- PROBLEM TO SOLVE -
Write out every line below that includes the word "this".

(Collected data)
= = = = =

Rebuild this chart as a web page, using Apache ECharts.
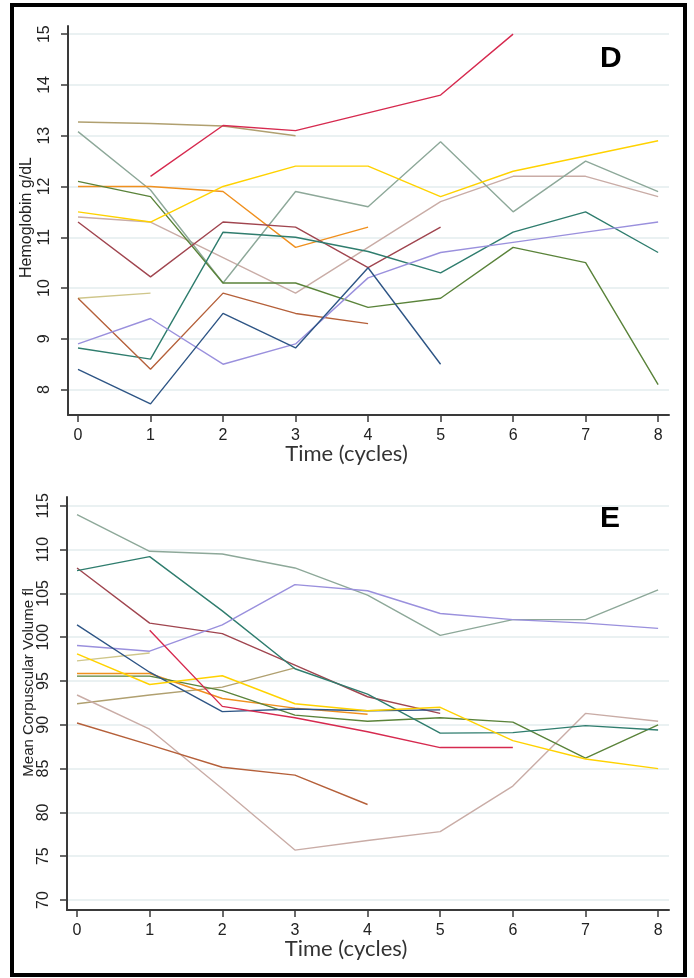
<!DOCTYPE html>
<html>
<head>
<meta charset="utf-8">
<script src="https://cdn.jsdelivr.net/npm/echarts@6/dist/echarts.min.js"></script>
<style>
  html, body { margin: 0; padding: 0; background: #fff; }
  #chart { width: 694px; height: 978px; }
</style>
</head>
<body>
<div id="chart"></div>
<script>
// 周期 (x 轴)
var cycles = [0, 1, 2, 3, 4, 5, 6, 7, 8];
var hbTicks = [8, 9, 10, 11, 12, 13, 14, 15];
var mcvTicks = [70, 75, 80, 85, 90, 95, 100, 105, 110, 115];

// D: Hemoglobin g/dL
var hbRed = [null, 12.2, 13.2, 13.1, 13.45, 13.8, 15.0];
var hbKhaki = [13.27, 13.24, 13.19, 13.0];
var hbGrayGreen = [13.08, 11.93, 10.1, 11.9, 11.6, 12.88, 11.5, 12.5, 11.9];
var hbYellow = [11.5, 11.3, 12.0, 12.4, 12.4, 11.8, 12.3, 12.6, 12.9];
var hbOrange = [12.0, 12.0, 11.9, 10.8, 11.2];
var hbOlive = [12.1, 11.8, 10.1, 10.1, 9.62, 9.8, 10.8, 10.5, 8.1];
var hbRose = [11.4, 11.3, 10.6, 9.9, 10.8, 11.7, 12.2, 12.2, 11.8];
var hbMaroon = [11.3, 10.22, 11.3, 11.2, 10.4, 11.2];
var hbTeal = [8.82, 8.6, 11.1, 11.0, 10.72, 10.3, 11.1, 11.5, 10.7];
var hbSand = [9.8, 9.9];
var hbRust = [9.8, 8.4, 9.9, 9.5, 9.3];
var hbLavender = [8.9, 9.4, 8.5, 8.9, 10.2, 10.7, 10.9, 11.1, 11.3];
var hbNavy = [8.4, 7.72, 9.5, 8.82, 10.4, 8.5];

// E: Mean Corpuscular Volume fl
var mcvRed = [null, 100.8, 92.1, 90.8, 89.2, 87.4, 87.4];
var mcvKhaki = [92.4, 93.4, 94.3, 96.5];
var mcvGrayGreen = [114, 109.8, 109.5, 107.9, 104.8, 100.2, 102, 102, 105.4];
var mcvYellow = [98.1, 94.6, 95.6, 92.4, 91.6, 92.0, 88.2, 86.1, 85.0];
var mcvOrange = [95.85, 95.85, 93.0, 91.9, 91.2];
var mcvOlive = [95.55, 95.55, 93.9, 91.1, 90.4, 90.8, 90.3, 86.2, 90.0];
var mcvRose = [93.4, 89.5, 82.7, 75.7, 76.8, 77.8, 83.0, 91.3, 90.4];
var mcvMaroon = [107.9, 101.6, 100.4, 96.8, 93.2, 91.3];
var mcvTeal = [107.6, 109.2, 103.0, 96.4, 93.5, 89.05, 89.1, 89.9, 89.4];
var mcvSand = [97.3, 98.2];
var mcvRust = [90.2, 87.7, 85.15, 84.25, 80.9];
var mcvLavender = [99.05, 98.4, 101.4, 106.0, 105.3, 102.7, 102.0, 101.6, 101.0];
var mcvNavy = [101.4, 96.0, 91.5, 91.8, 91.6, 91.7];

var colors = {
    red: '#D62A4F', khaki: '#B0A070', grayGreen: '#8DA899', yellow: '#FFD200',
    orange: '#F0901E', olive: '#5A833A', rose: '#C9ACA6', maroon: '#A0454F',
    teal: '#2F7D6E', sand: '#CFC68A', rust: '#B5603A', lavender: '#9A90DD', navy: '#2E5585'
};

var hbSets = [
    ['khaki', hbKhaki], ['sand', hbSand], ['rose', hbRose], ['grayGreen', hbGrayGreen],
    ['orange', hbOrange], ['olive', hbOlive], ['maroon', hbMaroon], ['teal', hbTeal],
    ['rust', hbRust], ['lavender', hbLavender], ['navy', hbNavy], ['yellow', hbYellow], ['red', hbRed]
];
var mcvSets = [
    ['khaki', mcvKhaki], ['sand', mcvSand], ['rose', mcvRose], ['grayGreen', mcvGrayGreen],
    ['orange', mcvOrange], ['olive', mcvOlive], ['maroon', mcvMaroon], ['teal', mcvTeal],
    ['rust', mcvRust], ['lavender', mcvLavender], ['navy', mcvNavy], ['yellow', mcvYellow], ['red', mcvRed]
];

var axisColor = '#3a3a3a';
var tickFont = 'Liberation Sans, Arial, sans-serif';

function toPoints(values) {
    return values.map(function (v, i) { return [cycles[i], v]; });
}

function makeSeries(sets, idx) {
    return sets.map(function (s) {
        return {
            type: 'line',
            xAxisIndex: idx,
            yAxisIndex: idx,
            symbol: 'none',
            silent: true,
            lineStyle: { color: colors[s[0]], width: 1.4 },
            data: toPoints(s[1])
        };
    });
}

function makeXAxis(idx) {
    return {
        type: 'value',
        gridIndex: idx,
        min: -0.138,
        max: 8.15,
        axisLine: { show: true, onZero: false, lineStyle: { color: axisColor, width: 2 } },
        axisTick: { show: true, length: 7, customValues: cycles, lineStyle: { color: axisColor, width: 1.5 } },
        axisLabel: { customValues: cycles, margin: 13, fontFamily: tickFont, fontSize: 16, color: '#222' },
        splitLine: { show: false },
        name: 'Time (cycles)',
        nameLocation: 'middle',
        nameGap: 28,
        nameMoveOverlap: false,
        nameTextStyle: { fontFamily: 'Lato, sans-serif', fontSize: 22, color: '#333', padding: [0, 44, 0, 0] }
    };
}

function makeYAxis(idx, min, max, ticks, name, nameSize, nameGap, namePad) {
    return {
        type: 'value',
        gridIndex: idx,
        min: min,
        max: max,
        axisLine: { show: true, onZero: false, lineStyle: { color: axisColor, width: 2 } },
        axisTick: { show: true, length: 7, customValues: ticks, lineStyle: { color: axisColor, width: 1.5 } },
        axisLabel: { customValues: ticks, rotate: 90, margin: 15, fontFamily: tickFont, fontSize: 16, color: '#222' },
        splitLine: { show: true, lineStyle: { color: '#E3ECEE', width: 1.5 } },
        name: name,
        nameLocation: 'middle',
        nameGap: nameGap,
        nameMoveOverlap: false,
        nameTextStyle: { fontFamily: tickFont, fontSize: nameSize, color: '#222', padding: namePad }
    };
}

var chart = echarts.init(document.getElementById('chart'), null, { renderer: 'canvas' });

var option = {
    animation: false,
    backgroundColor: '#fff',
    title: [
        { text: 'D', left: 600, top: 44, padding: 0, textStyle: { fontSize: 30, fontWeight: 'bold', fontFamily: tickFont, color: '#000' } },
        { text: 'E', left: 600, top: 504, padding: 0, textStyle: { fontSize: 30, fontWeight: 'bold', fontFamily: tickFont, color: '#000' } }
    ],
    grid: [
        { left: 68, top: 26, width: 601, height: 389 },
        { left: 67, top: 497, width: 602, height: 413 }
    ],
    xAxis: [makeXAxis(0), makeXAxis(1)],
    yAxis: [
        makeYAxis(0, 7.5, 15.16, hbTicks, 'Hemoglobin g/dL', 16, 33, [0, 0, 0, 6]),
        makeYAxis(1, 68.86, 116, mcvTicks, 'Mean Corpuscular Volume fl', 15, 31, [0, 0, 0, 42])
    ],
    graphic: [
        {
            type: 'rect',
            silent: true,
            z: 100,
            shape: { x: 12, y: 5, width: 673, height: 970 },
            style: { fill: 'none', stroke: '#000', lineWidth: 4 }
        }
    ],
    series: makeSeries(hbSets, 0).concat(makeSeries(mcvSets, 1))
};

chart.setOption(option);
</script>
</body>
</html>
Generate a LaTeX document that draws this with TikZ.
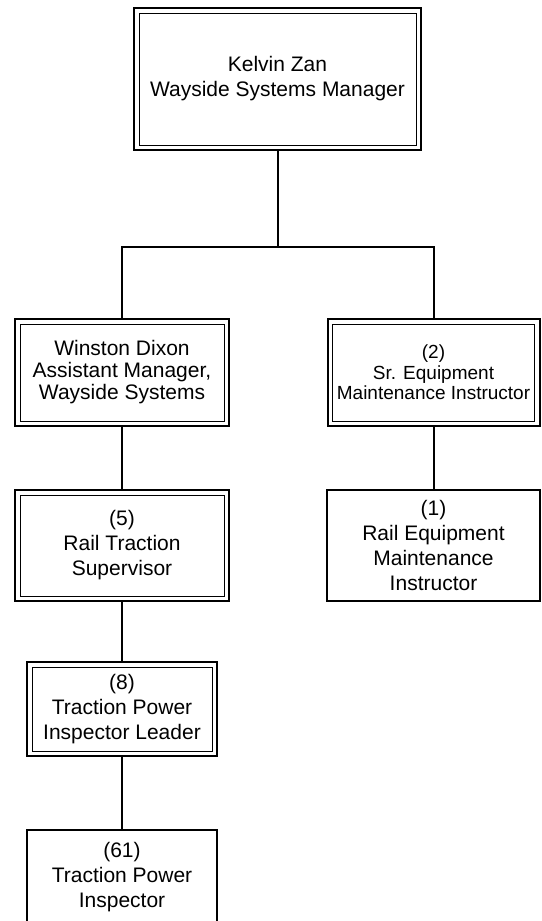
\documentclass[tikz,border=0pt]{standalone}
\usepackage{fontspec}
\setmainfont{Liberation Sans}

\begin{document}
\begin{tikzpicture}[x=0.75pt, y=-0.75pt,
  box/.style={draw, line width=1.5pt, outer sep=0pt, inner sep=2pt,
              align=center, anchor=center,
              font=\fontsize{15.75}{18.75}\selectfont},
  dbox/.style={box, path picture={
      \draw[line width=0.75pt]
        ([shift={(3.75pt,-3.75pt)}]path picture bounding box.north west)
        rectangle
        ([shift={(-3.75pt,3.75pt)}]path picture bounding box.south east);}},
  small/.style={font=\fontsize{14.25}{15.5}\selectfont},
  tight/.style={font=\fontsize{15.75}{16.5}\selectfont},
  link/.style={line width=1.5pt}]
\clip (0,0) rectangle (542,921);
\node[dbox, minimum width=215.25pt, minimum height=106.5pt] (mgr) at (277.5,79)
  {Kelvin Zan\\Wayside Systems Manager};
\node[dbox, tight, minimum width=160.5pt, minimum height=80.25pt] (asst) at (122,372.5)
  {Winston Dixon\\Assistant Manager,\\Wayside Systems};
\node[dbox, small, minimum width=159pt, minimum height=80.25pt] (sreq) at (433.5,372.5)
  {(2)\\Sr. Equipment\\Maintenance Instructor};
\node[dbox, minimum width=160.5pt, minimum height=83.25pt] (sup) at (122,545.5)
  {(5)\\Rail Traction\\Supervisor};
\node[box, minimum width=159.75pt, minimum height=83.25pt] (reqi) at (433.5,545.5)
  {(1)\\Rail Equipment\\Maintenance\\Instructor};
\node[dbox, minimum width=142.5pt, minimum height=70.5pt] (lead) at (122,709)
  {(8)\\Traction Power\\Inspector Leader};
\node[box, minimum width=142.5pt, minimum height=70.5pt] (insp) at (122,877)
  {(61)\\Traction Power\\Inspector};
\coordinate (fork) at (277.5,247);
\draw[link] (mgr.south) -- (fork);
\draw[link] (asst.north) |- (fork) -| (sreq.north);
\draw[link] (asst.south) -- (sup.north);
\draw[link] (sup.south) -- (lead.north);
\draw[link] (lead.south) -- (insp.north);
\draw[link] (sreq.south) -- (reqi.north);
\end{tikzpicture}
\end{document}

= = = = =

- TASK SOLUTION -
Rebuild this chart as a web page, using Apache ECharts.
Generate a LaTeX document that draws this with TikZ.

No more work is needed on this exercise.